Authors: ‘There Is Still So Much Unknown About First Ladies’
New book enlightens readers about the evolutionary role of the first lady and its historic importance.
It had been less than 24 hours since Former First Lady Rosalynn Carter had been laid to rest in her hometown of Plains, Georgia, and three of the country’s foremost experts on America’s first ladies were still processing the previous three days of ceremonies commemorating the former first lady.
What was stunningly surprising to so many people, one says, was how much Rosalynn Carter accomplished.
And, that saddened them.
To co-authors Diana B. Carlin, Anita B. McBride and Nancy Kegan Smith of the upcoming book Remember the First Ladies: The Legacies of America’s History-Making Women, that common reaction is what they've become accustomed to hearing over the years depending on the first lady. And on the day after a nation said a final farewell to the wife of Jimmy Carter, the 39th president of the United States, the three agreed that Rosalynn Carter did not receive the credit or wide recognition for everything she did — while she was alive.
The forthcoming book is the trade book partner to their first-ever, college-level textbook teaching about all of the first ladies called U.S. First Ladies: Making History and Leaving Legacies, which was released earlier this year. The trade book, which includes biographical and thematic chapters, shows the evolutionary role of the first lady and its historic importance to the presidency from Martha Washington through Dr. Jill Biden. The co-authors want readers to walk away with a better understanding of the contribution made by America’s first ladies to the presidency and to society.
And to be clear, they emphasize that the book is not a singular study in feminism. Rather, it’s a historical and comprehensive analysis that is not exclusively for women. It’s for men, too, says Smith, retired director of the Presidential Materials Division of the National Archives and Records Administration. “History normally covers what men do more than what women have done. So we are bringing that out in the open in both the textbook and the trade book to show how important and how many of these women have led society on key political or societal issues,” she says.
Still reflecting on Rosalynn Carter’s funeral, Carlin, professor emerita of communication at Saint Louis University, says there is still so much unknown about first ladies. “What these funerals tend to do is remind us that the public consciousness of first ladies and what they did while they were in office is not very deep.”
“What these funerals tend to do is remind us that the public consciousness of first ladies and what they did while they were in office is not very deep.” — Co-author Diana B. Carlin
In fact, as the three discussed Rosalynn Carter, Smith noted that they were learning new things about the former first lady. “It just amazed me how substantive she was and that it’s just coming out at her funeral.”
In actuality, though, this is true of almost every first lady, according to the co-authors, who are all founding members of the organization First Ladies Association for Research and Education.
It’s the lack of recognition during a first lady’s time in the White House and in the years after, that is partly why they decided to write the book.
Remember the First Ladies is not a biography, explains Smith. It’s an analysis of how these women affected the evolution of the role of first lady and what they substantively did. Smith gives another example in the Barbara Bush Foundation for Family Literacy, a nonprofit that has raised more than $100 million in support of literacy programs across the country.

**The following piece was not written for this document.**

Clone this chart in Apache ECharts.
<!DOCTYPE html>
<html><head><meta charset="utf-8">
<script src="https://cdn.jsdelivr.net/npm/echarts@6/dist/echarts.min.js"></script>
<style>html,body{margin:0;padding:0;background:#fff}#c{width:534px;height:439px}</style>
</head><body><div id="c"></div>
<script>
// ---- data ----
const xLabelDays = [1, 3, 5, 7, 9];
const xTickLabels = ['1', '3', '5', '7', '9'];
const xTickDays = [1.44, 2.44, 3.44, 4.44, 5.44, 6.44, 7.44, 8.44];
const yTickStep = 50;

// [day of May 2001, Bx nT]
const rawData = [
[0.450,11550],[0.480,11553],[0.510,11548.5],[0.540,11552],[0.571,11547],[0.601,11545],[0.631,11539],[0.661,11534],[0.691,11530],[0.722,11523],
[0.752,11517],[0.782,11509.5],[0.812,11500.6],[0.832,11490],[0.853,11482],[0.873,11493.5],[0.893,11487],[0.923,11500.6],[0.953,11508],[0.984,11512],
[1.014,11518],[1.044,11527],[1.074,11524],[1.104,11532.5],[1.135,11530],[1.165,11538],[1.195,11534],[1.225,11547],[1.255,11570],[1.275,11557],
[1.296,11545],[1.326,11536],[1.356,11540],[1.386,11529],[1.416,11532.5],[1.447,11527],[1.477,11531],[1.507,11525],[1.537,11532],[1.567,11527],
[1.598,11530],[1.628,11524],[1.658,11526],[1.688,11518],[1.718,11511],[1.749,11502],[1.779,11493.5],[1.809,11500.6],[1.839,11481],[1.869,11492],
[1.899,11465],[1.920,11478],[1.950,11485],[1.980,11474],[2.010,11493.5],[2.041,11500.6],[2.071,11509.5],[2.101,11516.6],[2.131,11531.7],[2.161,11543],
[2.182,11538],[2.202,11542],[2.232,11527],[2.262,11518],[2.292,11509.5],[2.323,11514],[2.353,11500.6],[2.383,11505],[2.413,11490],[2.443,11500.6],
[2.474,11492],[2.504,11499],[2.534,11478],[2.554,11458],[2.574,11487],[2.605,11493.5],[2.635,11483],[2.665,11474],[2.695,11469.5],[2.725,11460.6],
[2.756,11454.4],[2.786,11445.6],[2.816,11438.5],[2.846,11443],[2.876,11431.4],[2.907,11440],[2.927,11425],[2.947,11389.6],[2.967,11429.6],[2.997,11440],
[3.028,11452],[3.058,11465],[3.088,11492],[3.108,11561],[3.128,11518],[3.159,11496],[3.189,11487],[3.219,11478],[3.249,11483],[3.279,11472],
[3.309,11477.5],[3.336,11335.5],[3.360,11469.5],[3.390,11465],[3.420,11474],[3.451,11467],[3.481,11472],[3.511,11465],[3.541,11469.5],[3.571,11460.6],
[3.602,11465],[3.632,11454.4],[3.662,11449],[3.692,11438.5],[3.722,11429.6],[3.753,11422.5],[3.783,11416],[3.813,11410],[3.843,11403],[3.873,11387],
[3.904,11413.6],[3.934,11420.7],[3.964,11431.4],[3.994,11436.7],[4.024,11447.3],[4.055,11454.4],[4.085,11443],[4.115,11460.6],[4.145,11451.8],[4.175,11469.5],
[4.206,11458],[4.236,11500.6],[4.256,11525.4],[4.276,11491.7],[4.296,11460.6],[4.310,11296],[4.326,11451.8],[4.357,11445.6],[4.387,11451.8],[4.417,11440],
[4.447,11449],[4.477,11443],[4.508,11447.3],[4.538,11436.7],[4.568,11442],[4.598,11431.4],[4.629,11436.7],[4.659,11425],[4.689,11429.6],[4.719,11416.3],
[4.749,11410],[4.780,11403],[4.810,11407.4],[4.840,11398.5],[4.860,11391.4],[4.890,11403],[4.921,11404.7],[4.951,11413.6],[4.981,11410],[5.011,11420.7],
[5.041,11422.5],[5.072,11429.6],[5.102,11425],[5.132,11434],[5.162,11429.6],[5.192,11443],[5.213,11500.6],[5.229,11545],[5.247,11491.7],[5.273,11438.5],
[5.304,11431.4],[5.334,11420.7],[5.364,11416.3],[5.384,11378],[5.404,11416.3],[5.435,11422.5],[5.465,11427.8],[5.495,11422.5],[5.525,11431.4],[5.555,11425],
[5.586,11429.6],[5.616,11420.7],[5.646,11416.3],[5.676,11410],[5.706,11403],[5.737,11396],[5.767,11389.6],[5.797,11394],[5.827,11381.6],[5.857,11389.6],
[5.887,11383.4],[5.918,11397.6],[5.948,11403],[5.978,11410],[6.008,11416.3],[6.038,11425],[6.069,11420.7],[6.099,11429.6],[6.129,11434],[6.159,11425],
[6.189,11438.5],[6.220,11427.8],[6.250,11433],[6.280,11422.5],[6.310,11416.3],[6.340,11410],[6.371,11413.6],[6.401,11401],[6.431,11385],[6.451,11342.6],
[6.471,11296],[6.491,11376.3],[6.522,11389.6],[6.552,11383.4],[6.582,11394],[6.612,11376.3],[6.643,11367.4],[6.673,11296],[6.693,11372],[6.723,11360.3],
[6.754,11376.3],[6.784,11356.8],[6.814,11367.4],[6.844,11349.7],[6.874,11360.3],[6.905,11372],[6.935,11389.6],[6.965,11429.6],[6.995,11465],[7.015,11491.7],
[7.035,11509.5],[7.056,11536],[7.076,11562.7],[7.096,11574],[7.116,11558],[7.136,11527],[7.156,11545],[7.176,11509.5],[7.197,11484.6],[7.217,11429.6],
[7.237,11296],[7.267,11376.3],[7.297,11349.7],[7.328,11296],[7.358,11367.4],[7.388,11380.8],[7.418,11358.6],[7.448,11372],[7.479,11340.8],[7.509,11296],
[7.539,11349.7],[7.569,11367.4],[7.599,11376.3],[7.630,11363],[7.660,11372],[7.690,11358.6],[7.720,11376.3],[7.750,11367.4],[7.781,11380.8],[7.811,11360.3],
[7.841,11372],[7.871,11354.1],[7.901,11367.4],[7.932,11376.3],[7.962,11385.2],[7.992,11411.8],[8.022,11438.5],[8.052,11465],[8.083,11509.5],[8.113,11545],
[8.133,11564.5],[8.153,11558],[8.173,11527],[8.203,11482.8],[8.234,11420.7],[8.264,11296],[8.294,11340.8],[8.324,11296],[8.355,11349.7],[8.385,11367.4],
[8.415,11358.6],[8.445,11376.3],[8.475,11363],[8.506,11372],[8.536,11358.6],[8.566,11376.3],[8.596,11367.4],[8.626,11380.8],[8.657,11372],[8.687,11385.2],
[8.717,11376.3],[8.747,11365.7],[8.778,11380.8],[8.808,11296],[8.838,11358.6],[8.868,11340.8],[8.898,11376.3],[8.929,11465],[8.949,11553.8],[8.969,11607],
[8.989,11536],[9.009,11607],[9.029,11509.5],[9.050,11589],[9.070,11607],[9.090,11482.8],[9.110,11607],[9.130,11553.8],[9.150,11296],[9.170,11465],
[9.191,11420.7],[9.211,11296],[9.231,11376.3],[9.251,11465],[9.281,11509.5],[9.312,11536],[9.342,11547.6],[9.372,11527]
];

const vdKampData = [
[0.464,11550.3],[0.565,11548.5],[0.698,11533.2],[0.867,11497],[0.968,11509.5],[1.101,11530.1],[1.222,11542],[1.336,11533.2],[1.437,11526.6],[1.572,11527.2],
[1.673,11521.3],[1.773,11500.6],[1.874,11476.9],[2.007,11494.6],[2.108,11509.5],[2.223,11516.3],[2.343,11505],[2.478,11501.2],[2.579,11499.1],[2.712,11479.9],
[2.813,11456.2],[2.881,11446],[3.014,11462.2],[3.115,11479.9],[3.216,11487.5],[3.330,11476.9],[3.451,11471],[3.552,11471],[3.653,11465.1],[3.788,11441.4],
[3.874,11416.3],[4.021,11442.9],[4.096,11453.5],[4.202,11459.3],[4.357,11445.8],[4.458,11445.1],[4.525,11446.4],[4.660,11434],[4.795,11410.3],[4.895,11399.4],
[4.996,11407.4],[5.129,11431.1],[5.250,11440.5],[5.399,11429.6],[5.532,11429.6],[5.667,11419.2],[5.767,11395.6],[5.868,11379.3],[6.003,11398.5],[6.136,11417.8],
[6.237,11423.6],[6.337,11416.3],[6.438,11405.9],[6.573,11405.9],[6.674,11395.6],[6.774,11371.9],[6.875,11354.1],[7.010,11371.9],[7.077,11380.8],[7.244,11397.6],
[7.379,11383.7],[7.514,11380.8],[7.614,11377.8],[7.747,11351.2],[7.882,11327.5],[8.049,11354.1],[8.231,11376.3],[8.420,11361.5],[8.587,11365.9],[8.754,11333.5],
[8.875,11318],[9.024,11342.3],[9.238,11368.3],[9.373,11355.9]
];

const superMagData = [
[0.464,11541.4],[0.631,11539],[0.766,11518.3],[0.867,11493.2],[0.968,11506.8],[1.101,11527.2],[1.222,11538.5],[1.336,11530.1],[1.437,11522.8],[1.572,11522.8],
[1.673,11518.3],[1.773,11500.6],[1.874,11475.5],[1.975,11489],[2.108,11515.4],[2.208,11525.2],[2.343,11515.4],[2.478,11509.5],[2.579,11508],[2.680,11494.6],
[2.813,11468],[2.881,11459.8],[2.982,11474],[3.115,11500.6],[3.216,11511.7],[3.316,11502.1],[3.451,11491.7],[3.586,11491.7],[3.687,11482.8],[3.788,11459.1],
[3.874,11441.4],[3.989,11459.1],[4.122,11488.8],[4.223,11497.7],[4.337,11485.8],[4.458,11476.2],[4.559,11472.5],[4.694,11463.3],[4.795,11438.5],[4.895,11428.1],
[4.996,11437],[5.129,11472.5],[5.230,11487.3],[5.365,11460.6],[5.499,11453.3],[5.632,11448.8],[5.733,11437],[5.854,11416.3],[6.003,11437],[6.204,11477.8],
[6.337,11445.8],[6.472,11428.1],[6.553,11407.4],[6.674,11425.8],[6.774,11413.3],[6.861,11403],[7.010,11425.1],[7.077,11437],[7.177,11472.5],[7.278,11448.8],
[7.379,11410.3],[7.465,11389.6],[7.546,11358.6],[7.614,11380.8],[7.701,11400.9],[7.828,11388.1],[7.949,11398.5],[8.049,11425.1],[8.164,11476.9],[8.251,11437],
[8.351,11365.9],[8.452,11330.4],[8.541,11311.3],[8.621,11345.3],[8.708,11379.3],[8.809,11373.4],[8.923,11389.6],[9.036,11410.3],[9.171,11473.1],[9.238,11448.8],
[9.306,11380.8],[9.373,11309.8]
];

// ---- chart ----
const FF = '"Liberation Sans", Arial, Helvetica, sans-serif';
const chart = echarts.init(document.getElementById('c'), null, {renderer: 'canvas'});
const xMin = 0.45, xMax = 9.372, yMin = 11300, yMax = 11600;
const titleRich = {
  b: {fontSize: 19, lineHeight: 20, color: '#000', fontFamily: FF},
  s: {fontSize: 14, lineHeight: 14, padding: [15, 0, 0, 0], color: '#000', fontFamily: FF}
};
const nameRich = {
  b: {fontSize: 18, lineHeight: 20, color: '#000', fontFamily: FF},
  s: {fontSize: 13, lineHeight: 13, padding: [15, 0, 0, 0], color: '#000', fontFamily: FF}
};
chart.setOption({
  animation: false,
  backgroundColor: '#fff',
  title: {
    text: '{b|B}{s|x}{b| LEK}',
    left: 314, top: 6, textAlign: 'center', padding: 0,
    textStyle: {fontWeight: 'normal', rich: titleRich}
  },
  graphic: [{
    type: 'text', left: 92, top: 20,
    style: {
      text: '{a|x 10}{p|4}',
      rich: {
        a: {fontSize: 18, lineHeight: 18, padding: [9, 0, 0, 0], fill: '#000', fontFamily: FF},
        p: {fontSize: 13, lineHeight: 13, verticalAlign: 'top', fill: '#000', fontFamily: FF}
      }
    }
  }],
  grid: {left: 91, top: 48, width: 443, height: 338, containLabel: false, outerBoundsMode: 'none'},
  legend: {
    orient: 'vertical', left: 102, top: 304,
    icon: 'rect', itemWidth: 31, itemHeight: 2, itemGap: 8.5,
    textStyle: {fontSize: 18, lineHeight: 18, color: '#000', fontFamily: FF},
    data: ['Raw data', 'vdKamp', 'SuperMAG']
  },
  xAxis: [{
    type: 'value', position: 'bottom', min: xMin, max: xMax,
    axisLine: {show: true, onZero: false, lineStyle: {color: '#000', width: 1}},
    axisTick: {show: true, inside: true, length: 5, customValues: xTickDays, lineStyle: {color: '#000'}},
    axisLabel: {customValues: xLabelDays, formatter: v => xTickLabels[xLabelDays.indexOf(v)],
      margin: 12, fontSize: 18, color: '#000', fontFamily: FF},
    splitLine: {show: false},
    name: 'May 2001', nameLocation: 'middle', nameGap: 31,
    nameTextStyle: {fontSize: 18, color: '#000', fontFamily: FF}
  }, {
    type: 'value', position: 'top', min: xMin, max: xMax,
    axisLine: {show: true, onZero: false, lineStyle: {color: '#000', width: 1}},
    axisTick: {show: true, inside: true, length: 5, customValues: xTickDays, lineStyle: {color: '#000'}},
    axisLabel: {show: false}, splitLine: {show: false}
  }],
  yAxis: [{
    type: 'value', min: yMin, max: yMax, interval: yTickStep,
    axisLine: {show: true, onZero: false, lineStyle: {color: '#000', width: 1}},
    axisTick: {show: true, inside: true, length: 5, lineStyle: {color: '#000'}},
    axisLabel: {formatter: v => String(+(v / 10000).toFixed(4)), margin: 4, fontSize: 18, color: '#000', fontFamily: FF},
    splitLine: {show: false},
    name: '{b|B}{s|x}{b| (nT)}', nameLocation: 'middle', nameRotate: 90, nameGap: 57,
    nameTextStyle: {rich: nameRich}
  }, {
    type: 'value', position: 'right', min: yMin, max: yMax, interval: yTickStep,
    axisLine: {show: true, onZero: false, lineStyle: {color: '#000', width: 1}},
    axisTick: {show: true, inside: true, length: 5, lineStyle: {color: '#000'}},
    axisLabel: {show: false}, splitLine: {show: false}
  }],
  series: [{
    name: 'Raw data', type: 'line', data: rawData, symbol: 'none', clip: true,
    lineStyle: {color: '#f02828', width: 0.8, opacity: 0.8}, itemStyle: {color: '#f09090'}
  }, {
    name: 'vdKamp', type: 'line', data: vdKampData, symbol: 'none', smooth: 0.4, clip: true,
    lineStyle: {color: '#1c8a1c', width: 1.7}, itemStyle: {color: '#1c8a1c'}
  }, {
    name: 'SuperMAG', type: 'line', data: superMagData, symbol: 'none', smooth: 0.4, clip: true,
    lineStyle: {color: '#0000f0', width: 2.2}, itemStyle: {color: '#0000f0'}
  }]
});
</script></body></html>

“If we are talking about inclusive history,” says McBride, director of the First Ladies Initiative at American University, “Then these women have to be included.”
Take former First Lady Pat Nixon for example. According to Smith, people often wondered what Pat Nixon knew about the Watergate scandal. “Pat really didn’t know about Watergate,” Smith says. “But for a long time, and even still today, I think there are people who judge Pat Nixon because they think she was part of the 10 abuses of governmental power when she was totally innocent, totally unaware.”
Part of what the co-authors are trying to accomplish with their book is to show that first ladies deserve a historical analysis on their own, not as an appendage to their husbands.
Additionally, it was important for the co-authors, says McBride, to uncover some little-known facts for the public to understand. “This book is an opportunity to look at context, particularly for women, but not solely for women, of what these women were able to achieve [during] the time in which they were in this very public role and [given] what was going on in the country.”
Readers will also learn more about the role the marital partnership played in and out of the White House. The Carters, according to Carlin, were a beautiful example of how everything was about “partnership.” By contrast are earlier presidential marriages, like that of Calvin and Grace Coolidge. The two didn’t step into what the other was doing. As a result, says Carlin, Grace Coolidge was extremely limited by Calvin Coolidge in what she was able to do as first lady.
“So the marriage itself has an influence on that role,” Carlin says, “How they see their roles in the marriage carries over into the White House.”
And, it might make people look at presidents differently, adds McBride, when they explore this aspect.
Ultimately, the book will humanize these women who are public figures serving in an unpaid, unique role. Readers will learn about the impact of what was going on in their personal lives. Some first ladies experienced the loss of children, some were widows, some had a lot of debt, and some had a lot of disappointment in their lives. And, all had lives before the presidency.